** Start of Given data **

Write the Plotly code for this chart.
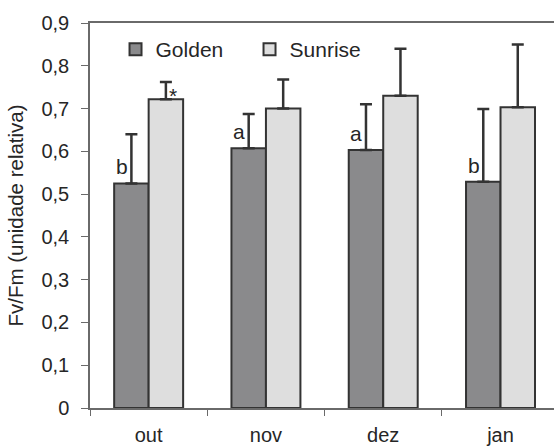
import plotly.graph_objects as go

months = ["out", "nov", "dez", "jan"]
golden = [0.525, 0.607, 0.603, 0.529]
golden_err = [0.115, 0.080, 0.107, 0.170]
sunrise = [0.722, 0.700, 0.730, 0.703]
sunrise_err = [0.040, 0.068, 0.110, 0.147]
golden_letters = ["b", "a", "a", "b"]
sunrise_marks = ["*", "", "", ""]

FONT = "Liberation Sans, Arial, sans-serif"
TXT = "#262626"
EDGE = "#333333"

fig = go.Figure()
fig.add_trace(go.Bar(
    name="Golden", x=months, y=golden,
    marker=dict(color="#8a8a8c", line=dict(color=EDGE, width=2)),
    error_y=dict(type="data", symmetric=False, array=golden_err,
                 arrayminus=[0] * len(golden), color=EDGE, thickness=2.5, width=6),
))
fig.add_trace(go.Bar(
    name="Sunrise", x=months, y=sunrise,
    marker=dict(color="#dedede", line=dict(color=EDGE, width=2)),
    error_y=dict(type="data", symmetric=False, array=sunrise_err,
                 arrayminus=[0] * len(sunrise), color=EDGE, thickness=2.5, width=6),
))

for m, v, t in zip(months, golden, golden_letters):
    if t:
        fig.add_annotation(x=m, y=v, text=t, showarrow=False, xref="x", yref="y",
                           xshift=-27, yanchor="bottom", yshift=3,
                           font=dict(family=FONT, size=21, color=TXT))
for m, v, t in zip(months, sunrise, sunrise_marks):
    if t:
        fig.add_annotation(x=m, y=v, text=t, showarrow=False, xref="x", yref="y",
                           xshift=24, yanchor="bottom", yshift=-10,
                           font=dict(family=FONT, size=21, color=TXT))

fig.update_layout(
    width=554, height=447,
    margin=dict(l=90, r=0, t=23, b=39),
    paper_bgcolor="white", plot_bgcolor="white",
    barmode="group", bargap=0.412, bargroupgap=0,
    separators=",.",
    font=dict(family=FONT, size=20, color=TXT),
    showlegend=True,
    legend=dict(orientation="h", x=0.055, y=0.931, xanchor="left", yanchor="middle",
                bgcolor="rgba(0,0,0,0)", font=dict(size=21, color=TXT),
                entrywidth=89, entrywidthmode="pixels"),
    xaxis=dict(range=[-0.5, 3.456], showline=True, linecolor="#6a6a6a", linewidth=1.5,
               mirror=True, ticks="outside", tickson="boundaries", ticklen=6,
               tickcolor="#6a6a6a", showgrid=False, tickfont=dict(size=20),
               ticklabelstandoff=8, automargin=False),
    yaxis=dict(range=[0, 0.9], dtick=0.1, tick0=0, showline=True, linecolor="#6a6a6a",
               linewidth=1.5, ticks="outside", ticklen=7, tickcolor="#6a6a6a",
               showgrid=False, zeroline=False, tickfont=dict(size=20),
               ticklabelstandoff=8, automargin=False,
               title=dict(text="Fv/Fm (unidade relativa)", font=dict(size=20.5), standoff=12)),
)

fig.write_html("out.html", post_script="document.body.style.margin='0';",
               config={"displayModeBar": False})
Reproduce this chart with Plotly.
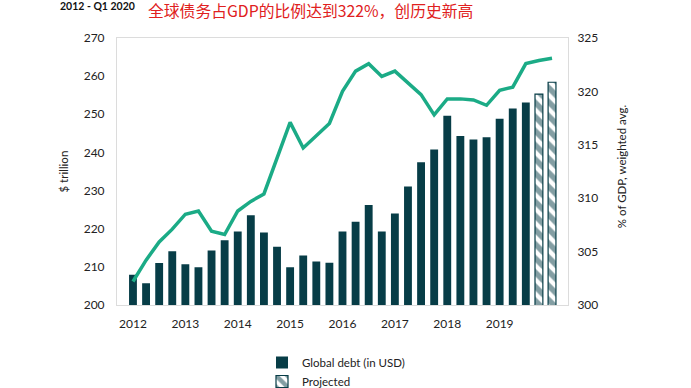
import plotly.graph_objects as go

quarters = list(range(33))
year_ticks = [0, 4, 8, 12, 16, 20, 24, 28]
year_labels = ["2012", "2013", "2014", "2015", "2016", "2017", "2018", "2019"]

debt_actual = [207.9, 205.7, 211.0, 214.1, 210.7, 209.9, 214.3, 217.0, 219.3, 223.5,
               219.0, 215.3, 209.9, 213.0, 211.4, 211.1, 219.3, 221.8, 226.2, 219.3,
               224.0, 231.1, 237.4, 240.8, 249.6, 244.3, 243.4, 244.0, 248.8, 251.5,
               253.1]
debt_projected = [255.3, 258.4]
debt_to_gdp = [302.2, 304.2, 305.9, 307.1, 308.5, 308.8, 306.9, 306.6, 308.8, 309.7,
               310.4, 313.7, 317.1, 314.7, 315.9, 317.0, 320.0, 321.9, 322.6, 321.4,
               321.9, 320.8, 319.7, 317.8, 319.3, 319.3, 319.2, 318.7, 320.1, 320.4,
               322.6, 322.9, 323.1]

DARK = "#073d47"
GREEN = "#1bab86"
FONT = "Lato, 'Open Sans', sans-serif"

fig = go.Figure()
fig.add_trace(go.Bar(
    x=quarters[:len(debt_actual)], y=debt_actual, name="Global debt (in USD)",
    marker=dict(color=DARK, line=dict(width=0)), width=0.6,
))
fig.add_trace(go.Bar(
    x=quarters[len(debt_actual):], y=debt_projected, name="Projected",
    marker=dict(color="white", line=dict(color=DARK, width=1.2),
                pattern=dict(shape="\\", fgcolor=DARK, bgcolor="white", size=10, solidity=0.55)),
    width=0.6,
))
fig.add_trace(go.Scatter(
    x=quarters, y=debt_to_gdp, mode="lines", yaxis="y2", showlegend=False,
    line=dict(color=GREEN, width=3.5),
))

axis_line = dict(showline=True, linecolor="#dcdcdc", linewidth=1, mirror=True)

fig.update_layout(
    width=691, height=388,
    margin=dict(l=117, r=123, t=38, b=83, autoexpand=False),
    paper_bgcolor="white", plot_bgcolor="white",
    barmode="overlay",
    font=dict(family=FONT, size=12, color="#222222"),
    xaxis=dict(range=[-1.22, 33.22], tickvals=year_ticks, ticktext=year_labels,
               showgrid=False, zeroline=False, ticks="outside", ticklen=8,
               tickcolor="rgba(0,0,0,0)", **axis_line),
    yaxis=dict(range=[200, 270], dtick=10, showgrid=False, zeroline=False,
               ticks="outside", ticklen=9, tickcolor="rgba(0,0,0,0)", **axis_line),
    yaxis2=dict(range=[300, 325], dtick=5, overlaying="y", side="right",
                showgrid=False, zeroline=False, showline=False,
                ticks="outside", ticklen=6, tickcolor="rgba(0,0,0,0)"),
    legend=dict(x=(262 - 117) / 451, y=(305 - 348) / 267, xanchor="left", yanchor="top",
                orientation="v", font=dict(size=11.5, color="#222222"),
                tracegroupgap=2, bgcolor="rgba(0,0,0,0)"),
    annotations=[
        dict(text="$ trillion", xref="paper", yref="paper", x=(63 - 117) / 451, y=0.5,
             xanchor="center", yanchor="middle", textangle=-90, showarrow=False,
             font=dict(size=11.5, color="#222222")),
        dict(text="% of GDP, weighted avg.", xref="paper", yref="paper",
             x=(621 - 117) / 451, y=0.52,
             xanchor="center", yanchor="middle", textangle=-90, showarrow=False,
             font=dict(size=11.5, color="#222222")),
        dict(text="<b>2012 - Q1 2020</b>", xref="paper", yref="paper",
             x=(58 - 117) / 451, y=(305 - 6) / 267, xanchor="left", yanchor="middle",
             showarrow=False, font=dict(size=10.5, color="#111111")),
        dict(text="全球债务占GDP的比例达到322%，创历史新高", xref="paper", yref="paper",
             x=(146 - 117) / 451, y=(305 - 11) / 267, xanchor="left", yanchor="middle",
             showarrow=False,
             font=dict(size=15.8, color="#e02020", family="Noto Sans CJK SC")),
    ],
)

fig.write_html("out.html", config={"displayModeBar": False},
               post_script="document.body.style.margin='0';")
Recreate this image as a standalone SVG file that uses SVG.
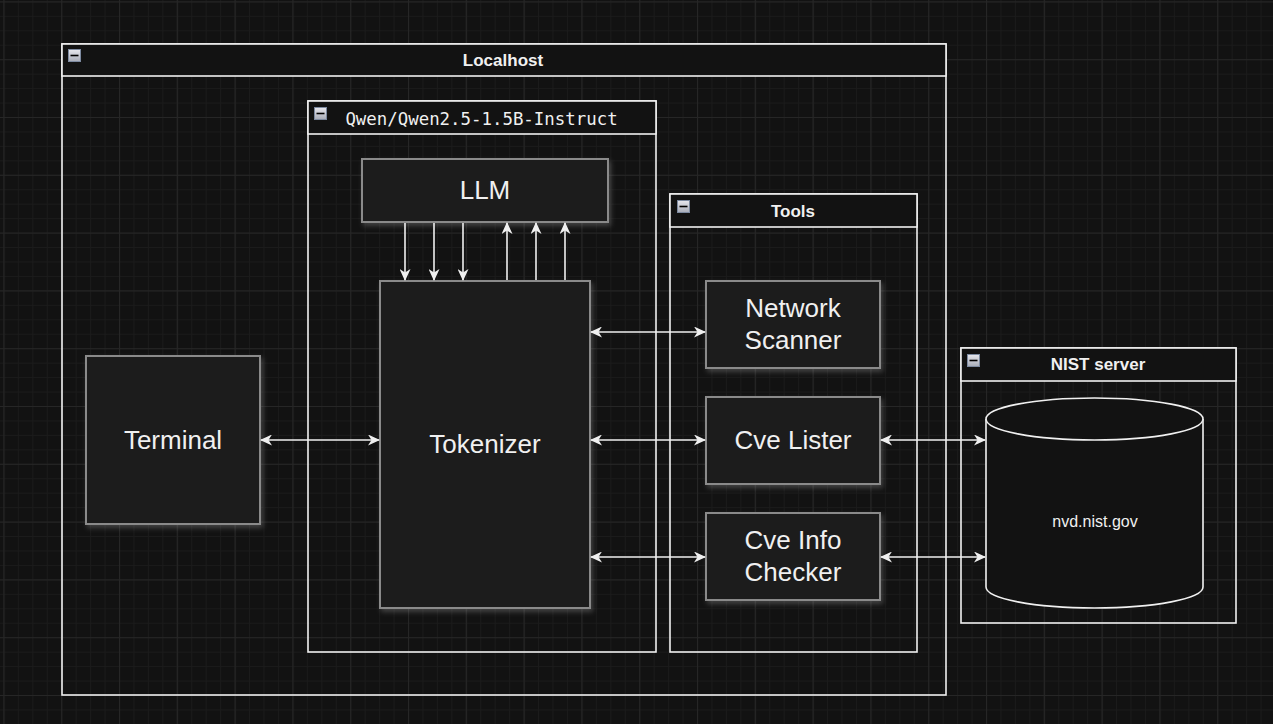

** End of Given data **

[Problem to solve] Copy out all of the data word for word. Do not carry over any picture.

[Response]
Write the Plotly code for this chart.
import plotly.graph_objects as go

months = ["out", "nov", "dez", "jan"]
golden = [0.525, 0.607, 0.603, 0.529]
golden_err = [0.115, 0.080, 0.107, 0.170]
sunrise = [0.722, 0.700, 0.730, 0.703]
sunrise_err = [0.040, 0.068, 0.110, 0.147]
golden_letters = ["b", "a", "a", "b"]
sunrise_marks = ["*", "", "", ""]

FONT = "Liberation Sans, Arial, sans-serif"
TXT = "#262626"
EDGE = "#333333"

fig = go.Figure()
fig.add_trace(go.Bar(
    name="Golden", x=months, y=golden,
    marker=dict(color="#8a8a8c", line=dict(color=EDGE, width=2)),
    error_y=dict(type="data", symmetric=False, array=golden_err,
                 arrayminus=[0] * len(golden), color=EDGE, thickness=2.5, width=6),
))
fig.add_trace(go.Bar(
    name="Sunrise", x=months, y=sunrise,
    marker=dict(color="#dedede", line=dict(color=EDGE, width=2)),
    error_y=dict(type="data", symmetric=False, array=sunrise_err,
                 arrayminus=[0] * len(sunrise), color=EDGE, thickness=2.5, width=6),
))

for m, v, t in zip(months, golden, golden_letters):
    if t:
        fig.add_annotation(x=m, y=v, text=t, showarrow=False, xref="x", yref="y",
                           xshift=-27, yanchor="bottom", yshift=3,
                           font=dict(family=FONT, size=21, color=TXT))
for m, v, t in zip(months, sunrise, sunrise_marks):
    if t:
        fig.add_annotation(x=m, y=v, text=t, showarrow=False, xref="x", yref="y",
                           xshift=24, yanchor="bottom", yshift=-10,
                           font=dict(family=FONT, size=21, color=TXT))

fig.update_layout(
    width=554, height=447,
    margin=dict(l=90, r=0, t=23, b=39),
    paper_bgcolor="white", plot_bgcolor="white",
    barmode="group", bargap=0.412, bargroupgap=0,
    separators=",.",
    font=dict(family=FONT, size=20, color=TXT),
    showlegend=True,
    legend=dict(orientation="h", x=0.055, y=0.931, xanchor="left", yanchor="middle",
                bgcolor="rgba(0,0,0,0)", font=dict(size=21, color=TXT),
                entrywidth=89, entrywidthmode="pixels"),
    xaxis=dict(range=[-0.5, 3.456], showline=True, linecolor="#6a6a6a", linewidth=1.5,
               mirror=True, ticks="outside", tickson="boundaries", ticklen=6,
               tickcolor="#6a6a6a", showgrid=False, tickfont=dict(size=20),
               ticklabelstandoff=8, automargin=False),
    yaxis=dict(range=[0, 0.9], dtick=0.1, tick0=0, showline=True, linecolor="#6a6a6a",
               linewidth=1.5, ticks="outside", ticklen=7, tickcolor="#6a6a6a",
               showgrid=False, zeroline=False, tickfont=dict(size=20),
               ticklabelstandoff=8, automargin=False,
               title=dict(text="Fv/Fm (unidade relativa)", font=dict(size=20.5), standoff=12)),
)

fig.write_html("out.html", post_script="document.body.style.margin='0';",
               config={"displayModeBar": False})
Reproduce this chart with Plotly.
import plotly.graph_objects as go

quarters = list(range(33))
year_ticks = [0, 4, 8, 12, 16, 20, 24, 28]
year_labels = ["2012", "2013", "2014", "2015", "2016", "2017", "2018", "2019"]

debt_actual = [207.9, 205.7, 211.0, 214.1, 210.7, 209.9, 214.3, 217.0, 219.3, 223.5,
               219.0, 215.3, 209.9, 213.0, 211.4, 211.1, 219.3, 221.8, 226.2, 219.3,
               224.0, 231.1, 237.4, 240.8, 249.6, 244.3, 243.4, 244.0, 248.8, 251.5,
               253.1]
debt_projected = [255.3, 258.4]
debt_to_gdp = [302.2, 304.2, 305.9, 307.1, 308.5, 308.8, 306.9, 306.6, 308.8, 309.7,
               310.4, 313.7, 317.1, 314.7, 315.9, 317.0, 320.0, 321.9, 322.6, 321.4,
               321.9, 320.8, 319.7, 317.8, 319.3, 319.3, 319.2, 318.7, 320.1, 320.4,
               322.6, 322.9, 323.1]

DARK = "#073d47"
GREEN = "#1bab86"
FONT = "Lato, 'Open Sans', sans-serif"

fig = go.Figure()
fig.add_trace(go.Bar(
    x=quarters[:len(debt_actual)], y=debt_actual, name="Global debt (in USD)",
    marker=dict(color=DARK, line=dict(width=0)), width=0.6,
))
fig.add_trace(go.Bar(
    x=quarters[len(debt_actual):], y=debt_projected, name="Projected",
    marker=dict(color="white", line=dict(color=DARK, width=1.2),
                pattern=dict(shape="\\", fgcolor=DARK, bgcolor="white", size=10, solidity=0.55)),
    width=0.6,
))
fig.add_trace(go.Scatter(
    x=quarters, y=debt_to_gdp, mode="lines", yaxis="y2", showlegend=False,
    line=dict(color=GREEN, width=3.5),
))

axis_line = dict(showline=True, linecolor="#dcdcdc", linewidth=1, mirror=True)

fig.update_layout(
    width=691, height=388,
    margin=dict(l=117, r=123, t=38, b=83, autoexpand=False),
    paper_bgcolor="white", plot_bgcolor="white",
    barmode="overlay",
    font=dict(family=FONT, size=12, color="#222222"),
    xaxis=dict(range=[-1.22, 33.22], tickvals=year_ticks, ticktext=year_labels,
               showgrid=False, zeroline=False, ticks="outside", ticklen=8,
               tickcolor="rgba(0,0,0,0)", **axis_line),
    yaxis=dict(range=[200, 270], dtick=10, showgrid=False, zeroline=False,
               ticks="outside", ticklen=9, tickcolor="rgba(0,0,0,0)", **axis_line),
    yaxis2=dict(range=[300, 325], dtick=5, overlaying="y", side="right",
                showgrid=False, zeroline=False, showline=False,
                ticks="outside", ticklen=6, tickcolor="rgba(0,0,0,0)"),
    legend=dict(x=(262 - 117) / 451, y=(305 - 348) / 267, xanchor="left", yanchor="top",
                orientation="v", font=dict(size=11.5, color="#222222"),
                tracegroupgap=2, bgcolor="rgba(0,0,0,0)"),
    annotations=[
        dict(text="$ trillion", xref="paper", yref="paper", x=(63 - 117) / 451, y=0.5,
             xanchor="center", yanchor="middle", textangle=-90, showarrow=False,
             font=dict(size=11.5, color="#222222")),
        dict(text="% of GDP, weighted avg.", xref="paper", yref="paper",
             x=(621 - 117) / 451, y=0.52,
             xanchor="center", yanchor="middle", textangle=-90, showarrow=False,
             font=dict(size=11.5, color="#222222")),
        dict(text="<b>2012 - Q1 2020</b>", xref="paper", yref="paper",
             x=(58 - 117) / 451, y=(305 - 6) / 267, xanchor="left", yanchor="middle",
             showarrow=False, font=dict(size=10.5, color="#111111")),
        dict(text="全球债务占GDP的比例达到322%，创历史新高", xref="paper", yref="paper",
             x=(146 - 117) / 451, y=(305 - 11) / 267, xanchor="left", yanchor="middle",
             showarrow=False,
             font=dict(size=15.8, color="#e02020", family="Noto Sans CJK SC")),
    ],
)

fig.write_html("out.html", config={"displayModeBar": False},
               post_script="document.body.style.margin='0';")
Recreate this image as a standalone SVG file that uses SVG.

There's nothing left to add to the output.